Please write the listing below out again exactly, leaving every picture behind.

# Collected data:
══════════

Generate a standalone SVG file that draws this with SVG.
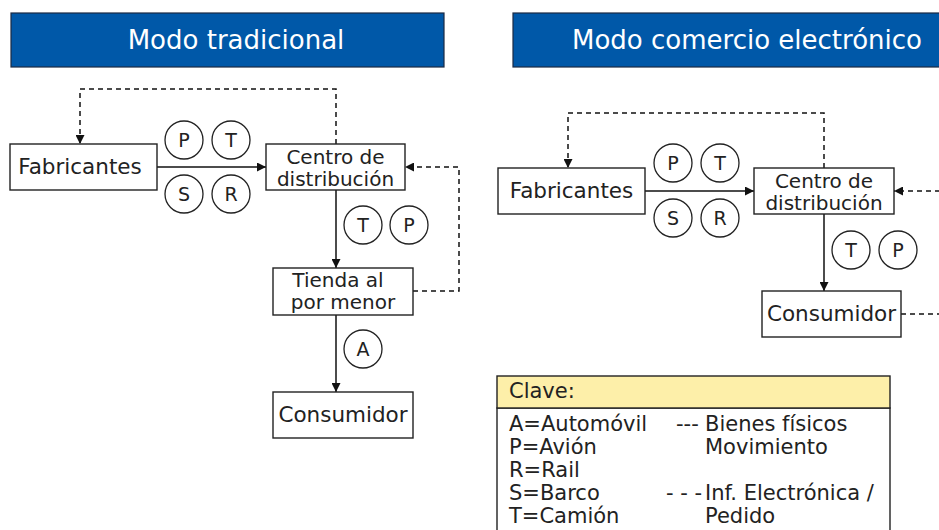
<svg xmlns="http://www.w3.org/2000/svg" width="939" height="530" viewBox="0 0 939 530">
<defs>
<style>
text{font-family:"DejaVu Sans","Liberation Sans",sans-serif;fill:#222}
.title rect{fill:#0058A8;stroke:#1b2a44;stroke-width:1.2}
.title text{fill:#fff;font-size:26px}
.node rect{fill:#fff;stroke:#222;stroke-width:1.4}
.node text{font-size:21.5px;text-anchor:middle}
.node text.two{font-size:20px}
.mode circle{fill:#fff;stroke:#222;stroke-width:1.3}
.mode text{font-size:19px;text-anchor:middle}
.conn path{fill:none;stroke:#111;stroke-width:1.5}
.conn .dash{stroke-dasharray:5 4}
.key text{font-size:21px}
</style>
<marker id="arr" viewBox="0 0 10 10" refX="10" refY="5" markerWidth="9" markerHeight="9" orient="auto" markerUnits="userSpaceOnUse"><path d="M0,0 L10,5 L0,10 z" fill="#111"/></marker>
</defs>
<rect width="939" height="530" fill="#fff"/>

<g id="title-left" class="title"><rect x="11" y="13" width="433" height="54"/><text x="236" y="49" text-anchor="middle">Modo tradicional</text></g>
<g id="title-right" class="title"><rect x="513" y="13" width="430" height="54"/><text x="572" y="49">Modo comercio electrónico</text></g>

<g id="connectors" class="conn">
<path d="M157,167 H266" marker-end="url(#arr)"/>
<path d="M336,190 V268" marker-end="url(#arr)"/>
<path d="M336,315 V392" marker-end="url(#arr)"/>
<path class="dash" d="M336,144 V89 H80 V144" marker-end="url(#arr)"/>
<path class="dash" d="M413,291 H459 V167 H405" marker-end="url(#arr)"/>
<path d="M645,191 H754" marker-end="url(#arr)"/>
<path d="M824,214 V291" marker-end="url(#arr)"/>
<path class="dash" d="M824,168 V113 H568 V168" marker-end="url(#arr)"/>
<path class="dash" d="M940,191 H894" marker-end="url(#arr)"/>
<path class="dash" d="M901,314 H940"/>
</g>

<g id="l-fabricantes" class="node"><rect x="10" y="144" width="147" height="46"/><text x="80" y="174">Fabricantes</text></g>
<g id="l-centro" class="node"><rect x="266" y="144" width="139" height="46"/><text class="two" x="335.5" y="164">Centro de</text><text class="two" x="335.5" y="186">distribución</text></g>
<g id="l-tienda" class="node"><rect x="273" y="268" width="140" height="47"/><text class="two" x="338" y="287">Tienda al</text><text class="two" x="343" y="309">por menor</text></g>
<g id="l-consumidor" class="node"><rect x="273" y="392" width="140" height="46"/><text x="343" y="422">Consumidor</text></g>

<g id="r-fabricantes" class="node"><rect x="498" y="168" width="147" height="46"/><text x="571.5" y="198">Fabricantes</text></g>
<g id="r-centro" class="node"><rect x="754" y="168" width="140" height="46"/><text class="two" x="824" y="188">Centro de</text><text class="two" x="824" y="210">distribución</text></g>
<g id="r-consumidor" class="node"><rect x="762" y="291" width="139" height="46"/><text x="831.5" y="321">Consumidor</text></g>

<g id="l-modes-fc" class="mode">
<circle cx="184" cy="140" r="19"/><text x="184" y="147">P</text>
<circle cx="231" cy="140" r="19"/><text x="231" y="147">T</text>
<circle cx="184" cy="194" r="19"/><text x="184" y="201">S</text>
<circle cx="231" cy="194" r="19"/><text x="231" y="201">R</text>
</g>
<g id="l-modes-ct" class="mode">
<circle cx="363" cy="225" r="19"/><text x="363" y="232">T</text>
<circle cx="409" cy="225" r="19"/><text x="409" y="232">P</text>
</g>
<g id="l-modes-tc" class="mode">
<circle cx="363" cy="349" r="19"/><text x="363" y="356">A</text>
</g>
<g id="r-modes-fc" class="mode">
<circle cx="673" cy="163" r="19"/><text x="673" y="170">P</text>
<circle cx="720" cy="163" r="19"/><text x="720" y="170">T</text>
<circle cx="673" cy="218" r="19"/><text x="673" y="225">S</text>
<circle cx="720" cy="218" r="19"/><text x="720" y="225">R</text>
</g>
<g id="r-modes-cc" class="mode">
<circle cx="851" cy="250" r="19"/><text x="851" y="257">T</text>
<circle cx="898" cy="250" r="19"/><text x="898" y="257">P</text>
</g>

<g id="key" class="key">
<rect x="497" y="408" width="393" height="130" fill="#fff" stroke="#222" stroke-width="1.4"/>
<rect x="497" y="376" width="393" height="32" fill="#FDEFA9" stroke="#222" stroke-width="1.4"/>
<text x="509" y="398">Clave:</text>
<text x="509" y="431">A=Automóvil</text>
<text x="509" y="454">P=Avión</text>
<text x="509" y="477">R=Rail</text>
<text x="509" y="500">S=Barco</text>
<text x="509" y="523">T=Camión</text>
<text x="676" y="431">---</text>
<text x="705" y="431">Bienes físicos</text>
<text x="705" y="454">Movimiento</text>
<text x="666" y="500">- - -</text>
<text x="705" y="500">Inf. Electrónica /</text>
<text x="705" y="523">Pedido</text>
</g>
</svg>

══════════

# Solution for this problem:
Generate a standalone SVG file that draws this with SVG.
<svg xmlns="http://www.w3.org/2000/svg" width="939" height="530" viewBox="0 0 939 530">
<defs>
<style>
text{font-family:"DejaVu Sans","Liberation Sans",sans-serif;fill:#222}
.title rect{fill:#0058A8;stroke:#1b2a44;stroke-width:1.2}
.title text{fill:#fff;font-size:26px}
.node rect{fill:#fff;stroke:#222;stroke-width:1.4}
.node text{font-size:21.5px;text-anchor:middle}
.node text.two{font-size:20px}
.mode circle{fill:#fff;stroke:#222;stroke-width:1.3}
.mode text{font-size:19px;text-anchor:middle}
.conn path{fill:none;stroke:#111;stroke-width:1.5}
.conn .dash{stroke-dasharray:5 4}
.key text{font-size:21px}
</style>
<marker id="arr" viewBox="0 0 10 10" refX="10" refY="5" markerWidth="9" markerHeight="9" orient="auto" markerUnits="userSpaceOnUse"><path d="M0,0 L10,5 L0,10 z" fill="#111"/></marker>
</defs>
<rect width="939" height="530" fill="#fff"/>

<g id="title-left" class="title"><rect x="11" y="13" width="433" height="54"/><text x="236" y="49" text-anchor="middle">Modo tradicional</text></g>
<g id="title-right" class="title"><rect x="513" y="13" width="430" height="54"/><text x="572" y="49">Modo comercio electrónico</text></g>

<g id="connectors" class="conn">
<path d="M157,167 H266" marker-end="url(#arr)"/>
<path d="M336,190 V268" marker-end="url(#arr)"/>
<path d="M336,315 V392" marker-end="url(#arr)"/>
<path class="dash" d="M336,144 V89 H80 V144" marker-end="url(#arr)"/>
<path class="dash" d="M413,291 H459 V167 H405" marker-end="url(#arr)"/>
<path d="M645,191 H754" marker-end="url(#arr)"/>
<path d="M824,214 V291" marker-end="url(#arr)"/>
<path class="dash" d="M824,168 V113 H568 V168" marker-end="url(#arr)"/>
<path class="dash" d="M940,191 H894" marker-end="url(#arr)"/>
<path class="dash" d="M901,314 H940"/>
</g>

<g id="l-fabricantes" class="node"><rect x="10" y="144" width="147" height="46"/><text x="80" y="174">Fabricantes</text></g>
<g id="l-centro" class="node"><rect x="266" y="144" width="139" height="46"/><text class="two" x="335.5" y="164">Centro de</text><text class="two" x="335.5" y="186">distribución</text></g>
<g id="l-tienda" class="node"><rect x="273" y="268" width="140" height="47"/><text class="two" x="338" y="287">Tienda al</text><text class="two" x="343" y="309">por menor</text></g>
<g id="l-consumidor" class="node"><rect x="273" y="392" width="140" height="46"/><text x="343" y="422">Consumidor</text></g>

<g id="r-fabricantes" class="node"><rect x="498" y="168" width="147" height="46"/><text x="571.5" y="198">Fabricantes</text></g>
<g id="r-centro" class="node"><rect x="754" y="168" width="140" height="46"/><text class="two" x="824" y="188">Centro de</text><text class="two" x="824" y="210">distribución</text></g>
<g id="r-consumidor" class="node"><rect x="762" y="291" width="139" height="46"/><text x="831.5" y="321">Consumidor</text></g>

<g id="l-modes-fc" class="mode">
<circle cx="184" cy="140" r="19"/><text x="184" y="147">P</text>
<circle cx="231" cy="140" r="19"/><text x="231" y="147">T</text>
<circle cx="184" cy="194" r="19"/><text x="184" y="201">S</text>
<circle cx="231" cy="194" r="19"/><text x="231" y="201">R</text>
</g>
<g id="l-modes-ct" class="mode">
<circle cx="363" cy="225" r="19"/><text x="363" y="232">T</text>
<circle cx="409" cy="225" r="19"/><text x="409" y="232">P</text>
</g>
<g id="l-modes-tc" class="mode">
<circle cx="363" cy="349" r="19"/><text x="363" y="356">A</text>
</g>
<g id="r-modes-fc" class="mode">
<circle cx="673" cy="163" r="19"/><text x="673" y="170">P</text>
<circle cx="720" cy="163" r="19"/><text x="720" y="170">T</text>
<circle cx="673" cy="218" r="19"/><text x="673" y="225">S</text>
<circle cx="720" cy="218" r="19"/><text x="720" y="225">R</text>
</g>
<g id="r-modes-cc" class="mode">
<circle cx="851" cy="250" r="19"/><text x="851" y="257">T</text>
<circle cx="898" cy="250" r="19"/><text x="898" y="257">P</text>
</g>

<g id="key" class="key">
<rect x="497" y="408" width="393" height="130" fill="#fff" stroke="#222" stroke-width="1.4"/>
<rect x="497" y="376" width="393" height="32" fill="#FDEFA9" stroke="#222" stroke-width="1.4"/>
<text x="509" y="398">Clave:</text>
<text x="509" y="431">A=Automóvil</text>
<text x="509" y="454">P=Avión</text>
<text x="509" y="477">R=Rail</text>
<text x="509" y="500">S=Barco</text>
<text x="509" y="523">T=Camión</text>
<text x="676" y="431">---</text>
<text x="705" y="431">Bienes físicos</text>
<text x="705" y="454">Movimiento</text>
<text x="666" y="500">- - -</text>
<text x="705" y="500">Inf. Electrónica /</text>
<text x="705" y="523">Pedido</text>
</g>
</svg>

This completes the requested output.